O melhor amigo do homem é quadrúpede, late e gosta de ter a barriga coçada — ou ao menos é o que dizem filmes como Sempre ao Seu Lado e Marley & Eu. A julgar pelo iconoclástico Ruim pra Cachorro, porém, tal sentimentalismo já está batido. Sem o charme de Richard Gere ou Owen Wilson naqueles dois longas de sucesso, o dono da vez é um cafajeste incorrigível e embriagado, que prefere passar os dias em autoindulgência do que cuidar de seu parceiro canino, o qual maltrata e abandona. O protagonista de quatro patas, Reggie (dublado por um sempre histriônico Will Ferrell), descobre então a companhia de outros vira-latas pelas vielas e, gradualmente, chega à conclusão vingativa mais lógica possível: ele deve se unir a seus novos amigos para arrancar o pênis do homem que o desprezou.
Vulgar e absurdo, Ruim pra Cachorro satiriza um dos últimos bastiões da pureza no cinema: os cãezinhos indefesos. Com um misto de efeitos especiais e animais de verdade, o filme exibe desventuras caninas do mais baixo calão, recorrendo a tiradas fálicas, acidentes psicodélicos e escatologia. Assim, a produção se soma a outros lançamentos recentes que confirmam: a comédia adulta, que teve um reinado forte nas telas nos anos 1980 e 1990 com o uso de piadas tão picantes e explícitas quanto infantilizadas, está de volta de forma triunfal.
Para verificar a extensão do fenômeno, não é preciso buscar muito longe. Em julho, Que Horas Eu Te Pego?, com Jennifer Lawrence, se tornou o exemplar mais bem-sucedido do gênero nos últimos anos, arrecadando mais de 80 milhões de dólares ao redor do globo ao mostrar a estrela como uma mulher adulta decidida a tirar a inocência de um jovem. Logo depois, Loucas em Apuros diversificou o filão com seu protagonismo asiático. No momento, Bottoms — ainda sem título ou data de estreia por aqui — colhe êxito no circuito indie americano graças ao humor focado na astúcia de duas adolescentes lésbicas que desejam perder a virgindade.
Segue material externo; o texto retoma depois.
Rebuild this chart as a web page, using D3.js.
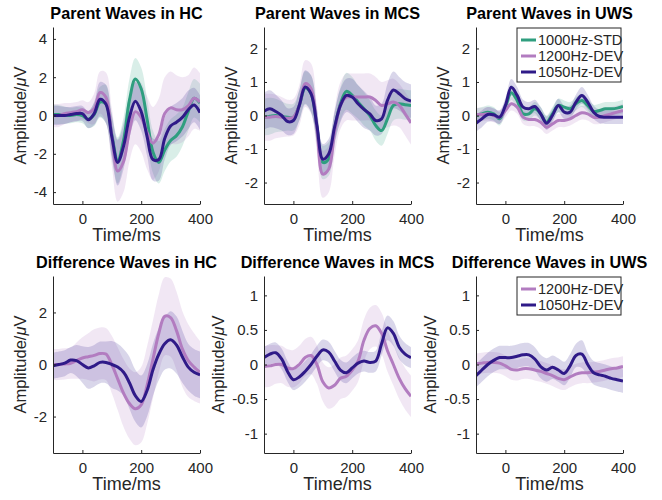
<!DOCTYPE html>
<html>
<head>
<meta charset="utf-8">
<script src="https://cdn.jsdelivr.net/npm/d3@7"></script>
<style>
  html, body { margin: 0; padding: 0; background: #fff; }
  svg { display: block; }
  text { font-family: "Liberation Sans", Arial, Helvetica, sans-serif; }
</style>
</head>
<body>
<svg id="fig" width="662" height="500"></svg>
<script>
// Sample times (ms)
const times = [-100,-80,-60,-40,-20,0,20,40,60,80,100,120,140,160,180,200,220,240,260,280,300,320,340,360,380,400];

const seriesNames = ["1000Hz-STD", "1200Hz-DEV", "1050Hz-DEV"];
const diffNames = ["1200Hz-DEV", "1050Hz-DEV"];
const xTicks = [0, 200, 400];

// ---- Parent waves, HC ----
const hcStd      = [0.05,0.05,0.02,0.0,0.05,0.0,-0.2,0.05,0.7,0.6,-1.0,-2.35,-1.3,0.8,1.9,1.4,-0.2,-1.9,-2.45,-1.8,-1.3,-1.05,-0.6,0.2,0.9,0.65];
const hcDev1200  = [0.0,0.0,0.1,0.15,0.2,0.3,0.15,0.35,1.2,0.95,-1.1,-2.9,-2.4,-0.8,0.2,-0.1,-0.9,-1.45,-1.0,0.1,0.4,0.3,0.3,0.5,0.9,0.7];
const hcDev1050  = [0.0,0.0,0.0,0.05,0.1,0.1,-0.22,0.1,0.85,0.6,-1.1,-2.45,-1.6,-0.1,0.75,0.2,-1.1,-2.3,-2.3,-1.2,-0.55,-0.35,-0.1,0.3,0.55,0.15];
const hcStdErr     = [0.5,0.5,0.45,0.4,0.4,0.4,0.45,0.6,0.8,1.0,1.1,1.2,1.2,1.1,1.1,1.1,1.1,1.1,1.1,1.1,1.1,1.1,1.0,1.0,1.0,1.0];
const hcDev1200Err = [0.6,0.6,0.55,0.5,0.5,0.5,0.55,0.8,1.1,1.3,1.5,1.6,1.6,1.6,1.7,1.8,1.9,1.9,1.9,1.9,1.9,1.8,1.7,1.6,1.6,1.5];
const hcDev1050Err = [0.5,0.5,0.45,0.4,0.4,0.4,0.45,0.6,0.9,1.0,1.1,1.2,1.2,1.1,1.0,1.0,1.0,1.1,1.1,1.1,1.0,1.0,1.0,1.0,0.9,0.9];

// ---- Parent waves, MCS ----
const mcsStd      = [-0.05,-0.02,0.0,-0.03,-0.05,-0.05,0.3,0.82,0.65,-0.35,-1.4,-1.3,-0.4,0.35,0.72,0.6,0.4,0.2,0.0,-0.3,-0.45,-0.1,0.3,0.35,0.32,0.3];
const mcsDev1200  = [-0.05,-0.05,-0.03,-0.05,-0.08,-0.05,0.3,0.95,0.8,-0.4,-1.75,-1.6,-0.5,0.3,0.55,0.55,0.55,0.55,0.55,0.45,0.3,0.35,0.4,0.3,0.05,-0.22];
const mcsDev1050  = [0.13,0.2,0.12,0.0,-0.18,-0.15,0.3,0.85,0.65,-0.3,-1.3,-1.15,-0.35,0.3,0.6,0.55,0.35,0.18,0.05,-0.15,-0.1,0.45,0.76,0.65,0.5,0.43];
const mcsStdErr     = [0.55,0.55,0.5,0.45,0.4,0.4,0.45,0.5,0.55,0.5,0.5,0.5,0.5,0.5,0.55,0.55,0.5,0.5,0.45,0.45,0.45,0.45,0.45,0.45,0.45,0.45];
const mcsDev1200Err = [0.7,0.7,0.65,0.6,0.55,0.55,0.6,0.7,0.75,0.7,0.7,0.7,0.7,0.7,0.7,0.7,0.7,0.7,0.7,0.7,0.7,0.7,0.7,0.65,0.65,0.65];
const mcsDev1050Err = [0.55,0.55,0.5,0.45,0.4,0.4,0.45,0.5,0.55,0.5,0.45,0.45,0.45,0.5,0.5,0.55,0.55,0.55,0.5,0.45,0.45,0.5,0.55,0.5,0.5,0.5];

// ---- Parent waves, UWS ----
const uwsStd      = [0.0,0.05,0.1,0.05,-0.1,0.25,0.68,0.45,0.05,0.05,0.2,0.05,-0.2,0.05,0.3,0.25,0.2,0.35,0.45,0.3,0.12,0.15,0.2,0.2,0.22,0.27];
const uwsDev1200  = [0.03,0.03,0.05,0.0,-0.05,0.15,0.35,0.25,-0.05,-0.12,-0.12,-0.2,-0.35,-0.25,-0.15,-0.15,-0.1,0.0,0.08,0.05,-0.05,-0.05,0.0,0.05,0.1,0.15];
const uwsDev1050  = [-0.23,-0.1,0.03,0.02,-0.05,0.3,0.84,0.6,0.25,0.2,0.27,0.05,-0.23,0.0,0.3,0.1,0.1,0.4,0.6,0.4,0.1,-0.03,-0.05,-0.05,-0.05,-0.05];
const uwsStdErr     = [0.2,0.2,0.2,0.2,0.2,0.2,0.22,0.22,0.2,0.2,0.2,0.2,0.2,0.2,0.2,0.2,0.2,0.2,0.2,0.2,0.2,0.2,0.2,0.2,0.2,0.2];
const uwsDev1200Err = [0.2,0.2,0.2,0.2,0.2,0.2,0.2,0.2,0.2,0.2,0.2,0.2,0.2,0.2,0.2,0.2,0.2,0.2,0.2,0.2,0.2,0.2,0.2,0.2,0.2,0.2];
const uwsDev1050Err = [0.25,0.25,0.22,0.2,0.2,0.22,0.25,0.25,0.22,0.2,0.2,0.2,0.2,0.2,0.2,0.2,0.2,0.22,0.25,0.22,0.2,0.2,0.2,0.2,0.2,0.2];

// ---- Difference waves (DEV - STD) ----
const hcDiff1200  = [0.0,0.0,0.02,0.05,0.15,0.25,0.3,0.35,0.42,0.4,0.0,-0.55,-1.1,-1.5,-1.7,-1.55,-0.8,0.2,1.2,1.85,1.8,1.3,0.6,0.15,-0.1,-0.3];
const hcDiff1050  = [-0.05,0.0,0.05,0.17,0.15,0.0,-0.13,-0.05,0.08,0.08,0.0,-0.1,-0.3,-0.7,-1.2,-1.42,-1.0,-0.2,0.4,0.8,0.95,0.75,0.3,-0.1,-0.3,-0.4];
const hcDiff1200Err = [0.6,0.6,0.6,0.6,0.7,0.8,0.9,1.0,1.0,1.0,1.1,1.2,1.3,1.35,1.4,1.45,1.5,1.5,1.5,1.5,1.5,1.5,1.45,1.4,1.3,1.2];
const hcDiff1050Err = [0.5,0.5,0.5,0.5,0.6,0.7,0.8,0.8,0.8,0.8,0.9,0.9,0.9,1.0,1.0,1.0,1.0,1.0,1.0,1.0,1.1,1.1,1.0,0.9,0.9,0.9];

const mcsDiff1200 = [-0.03,-0.02,0.0,0.0,-0.05,-0.06,0.0,0.1,0.13,0.0,-0.25,-0.34,-0.3,-0.2,-0.17,-0.08,0.05,0.35,0.52,0.56,0.45,0.2,0.0,-0.2,-0.35,-0.46];
const mcsDiff1050 = [0.1,0.15,0.17,0.08,-0.1,-0.22,-0.18,-0.1,0.0,0.12,0.21,0.18,0.05,-0.08,-0.12,-0.05,0.02,0.05,0.03,0.05,0.3,0.53,0.45,0.25,0.15,0.1];
const mcsDiff1200Err = [0.3,0.3,0.28,0.27,0.27,0.27,0.27,0.27,0.27,0.28,0.28,0.3,0.3,0.3,0.3,0.3,0.3,0.3,0.3,0.3,0.3,0.3,0.3,0.3,0.3,0.3];
const mcsDiff1050Err = [0.15,0.15,0.15,0.15,0.15,0.15,0.15,0.15,0.15,0.15,0.15,0.15,0.15,0.15,0.15,0.15,0.15,0.15,0.15,0.15,0.17,0.18,0.18,0.17,0.16,0.15];

const uwsDiff1200 = [0.01,0.02,0.03,0.03,0.02,-0.02,-0.07,-0.08,-0.06,-0.06,-0.08,-0.1,-0.13,-0.16,-0.2,-0.22,-0.18,-0.14,-0.12,-0.12,-0.11,-0.1,-0.08,-0.06,-0.05,-0.03];
const uwsDiff1050 = [-0.16,-0.08,0.0,0.06,0.1,0.1,0.1,0.12,0.14,0.14,0.08,-0.03,-0.08,-0.04,-0.08,-0.13,-0.02,0.13,0.15,0.0,-0.12,-0.15,-0.17,-0.2,-0.22,-0.24];
const uwsDiff1200Err = [0.15,0.15,0.15,0.15,0.15,0.15,0.15,0.15,0.15,0.15,0.15,0.15,0.15,0.15,0.15,0.15,0.15,0.15,0.15,0.15,0.15,0.15,0.15,0.15,0.15,0.15];
const uwsDiff1050Err = [0.17,0.17,0.17,0.17,0.17,0.17,0.17,0.17,0.17,0.17,0.17,0.17,0.17,0.17,0.17,0.17,0.17,0.17,0.2,0.17,0.17,0.17,0.17,0.17,0.17,0.17];

// Colours per condition
const colorStd = "#2f9e7f";
const color1200 = "#b27cc0";
const color1050 = "#2f1a88";

// Panel layout table
const leftEdges = [53, 264, 476];
const plotWidth = 147;
const rowTops = [27, 276];
const plotHeight = 177;

const panels = [
  { title: "Parent Waves in HC",  col: 0, row: 0, lim: 4.62, yTicks: [-4,-2,0,2,4],
    series: [[hcStd, hcStdErr, colorStd], [hcDev1200, hcDev1200Err, color1200], [hcDev1050, hcDev1050Err, color1050]] },
  { title: "Parent Waves in MCS", col: 1, row: 0, lim: 2.64, yTicks: [-2,-1,0,1,2],
    series: [[mcsStd, mcsStdErr, colorStd], [mcsDev1200, mcsDev1200Err, color1200], [mcsDev1050, mcsDev1050Err, color1050]] },
  { title: "Parent Waves in UWS", col: 2, row: 0, lim: 2.64, yTicks: [-2,-1,0,1,2],
    series: [[uwsStd, uwsStdErr, colorStd], [uwsDev1200, uwsDev1200Err, color1200], [uwsDev1050, uwsDev1050Err, color1050]],
    legend: { names: seriesNames, colors: [colorStd, color1200, color1050] } },
  { title: "Difference Waves in HC",  col: 0, row: 1, lim: 3.4, yTicks: [-2,0,2],
    series: [[hcDiff1200, hcDiff1200Err, color1200], [hcDiff1050, hcDiff1050Err, color1050]] },
  { title: "Difference Waves in MCS", col: 1, row: 1, lim: 1.28, yTicks: [-1,-0.5,0,0.5,1],
    series: [[mcsDiff1200, mcsDiff1200Err, color1200], [mcsDiff1050, mcsDiff1050Err, color1050]] },
  { title: "Difference Waves in UWS", col: 2, row: 1, lim: 1.28, yTicks: [-1,-0.5,0,0.5,1],
    series: [[uwsDiff1200, uwsDiff1200Err, color1200], [uwsDiff1050, uwsDiff1050Err, color1050]],
    legend: { names: diffNames, colors: [color1200, color1050] } }
];

const svg = d3.select("#fig");
const axisColor = "#262626";
const curve = d3.curveCatmullRom.alpha(0.5);

panels.forEach((p, i) => {
  const x0 = leftEdges[p.col], y0 = rowTops[p.row];
  const g = svg.append("g").attr("transform", `translate(${x0},${y0})`);
  const x = d3.scaleLinear().domain([-100, 400]).range([0, plotWidth]);
  const y = d3.scaleLinear().domain([-p.lim, p.lim]).range([plotHeight, 0]);

  const clipId = "clip" + i;
  g.append("clipPath").attr("id", clipId).append("rect")
    .attr("x", 0).attr("y", 0).attr("width", plotWidth).attr("height", plotHeight);
  const plot = g.append("g").attr("clip-path", `url(#${clipId})`);

  // shaded error bands
  p.series.forEach(([vals, err, col]) => {
    const area = d3.area().curve(curve)
      .x((d, k) => x(times[k]))
      .y0((d, k) => y(vals[k] - err[k]))
      .y1((d, k) => y(vals[k] + err[k]));
    plot.append("path").datum(vals).attr("d", area)
      .attr("fill", col).attr("fill-opacity", 0.18).attr("stroke", "none");
  });
  // mean waveforms
  p.series.forEach(([vals, err, col]) => {
    const line = d3.line().curve(curve)
      .x((d, k) => x(times[k]))
      .y(d => y(d));
    plot.append("path").datum(vals).attr("d", line)
      .attr("fill", "none").attr("stroke", col).attr("stroke-width", 3)
      .attr("stroke-linejoin", "round");
  });

  // axes (ticks point inward)
  const xAxis = d3.axisBottom(x).tickValues(xTicks).tickSizeInner(-3).tickSizeOuter(0).tickPadding(9);
  const gx = g.append("g").attr("transform", `translate(0,${plotHeight})`).call(xAxis);
  const yAxis = d3.axisLeft(y).tickValues(p.yTicks).tickSizeInner(-3).tickSizeOuter(0).tickPadding(6)
    .tickFormat(d3.format("~g"));
  const gy = g.append("g").call(yAxis);
  [gx, gy].forEach(a => {
    a.select(".domain").attr("stroke", axisColor).attr("stroke-width", 1);
    a.selectAll(".tick line").attr("stroke", axisColor);
    a.selectAll(".tick text").attr("fill", axisColor)
      .style("font-size", "15px").style("font-family", "'Liberation Sans', Arial, sans-serif");
  });
  gy.selectAll(".tick text").text(d => d3.format("~g")(d).replace("\u2212", "-"));

  // y label placed left of the tick labels
  let minX = 0;
  gy.selectAll(".tick text").each(function() {
    const b = this.getBBox();
    minX = Math.min(minX, -6 - b.width);
  });
  const yl = g.append("text")
    .attr("transform", `translate(${minX - 8},${plotHeight / 2}) rotate(-90)`)
    .attr("text-anchor", "middle").attr("fill", axisColor)
    .style("font-size", "16.5px");
  yl.append("tspan").text("Amplitude/");
  yl.append("tspan").text("\u03bc").style("font-style", "italic");
  yl.append("tspan").text("V");

  g.append("text").attr("x", plotWidth / 2).attr("y", plotHeight + 37)
    .attr("text-anchor", "middle").attr("fill", axisColor)
    .style("font-size", "18px").text("Time/ms");

  g.append("text").attr("x", plotWidth / 2).attr("y", -8)
    .attr("text-anchor", "middle").attr("fill", "#000")
    .style("font-size", "16.2px").style("font-weight", "bold").text(p.title);

  if (p.legend) {
    const n = p.legend.names.length;
    const rowH = 16;
    const lx = 41, ly = 1;
    const lw = 104, lh = n * rowH + 6;
    const lg = g.append("g").attr("transform", `translate(${lx},${ly})`);
    lg.append("rect").attr("width", lw).attr("height", lh)
      .attr("fill", "#fff").attr("stroke", axisColor).attr("stroke-width", 1);
    p.legend.names.forEach((nm, k) => {
      const cy = 3 + rowH * k + rowH / 2 + 1;
      lg.append("line").attr("x1", 4).attr("x2", 19).attr("y1", cy).attr("y2", cy)
        .attr("stroke", p.legend.colors[k]).attr("stroke-width", 3);
      lg.append("text").attr("x", 21).attr("y", cy + 5).attr("fill", axisColor)
        .style("font-size", "14.6px").text(nm);
    });
  }
});
</script>
</body>
</html>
Ao longo da década passada, o gênero já havia se tornado raridade no circuito de distribuição mundial, relegado a lançamentos no streaming ou a fracassos totais — salvo exceções como Bons Meninos (2019). A ressurgência ocorre embalada por alguns fatores. Divorciadas da liderança masculina de outrora, as comédias que hoje encantam e chocam o público apelam para novos pontos de vista, fazendo piada com pautas que vão da crueldade animal até o racismo. Além disso, 2023 é um ano anêmico de blockbusters fantasiosos, tanto pelo esgotamento criativo quanto pelos adiamentos causados pela greve em Hollywood. A escassez abriu alas para a ascensão do filme de orçamento médio, aquele que suscita reações com as quais a indústria do cinema pode sempre contar: riso e medo.
Nesse cenário, não é de estranhar que o humor adulto volte a marcar território nos cinemas, com suas tramas cheias de palavrões e o olhar voltado para personagens, vá lá, imperfeitos. Em Ruim pra Cachorro, o pacote vem com elenco de luxo: na versão original, cães revoltados, humanos terríveis e até sofás ganham as vozes de Jamie Foxx, Isla Fisher, Josh Gad, Sofía Vergara e Randall Park. No Brasil, eles são substituídos por nomes da comédia stand up como Bruna Louise, Fábio Rabin e o grupo Os Quatro Amigos. Em inglês ou português, latidos para maiores não faltam.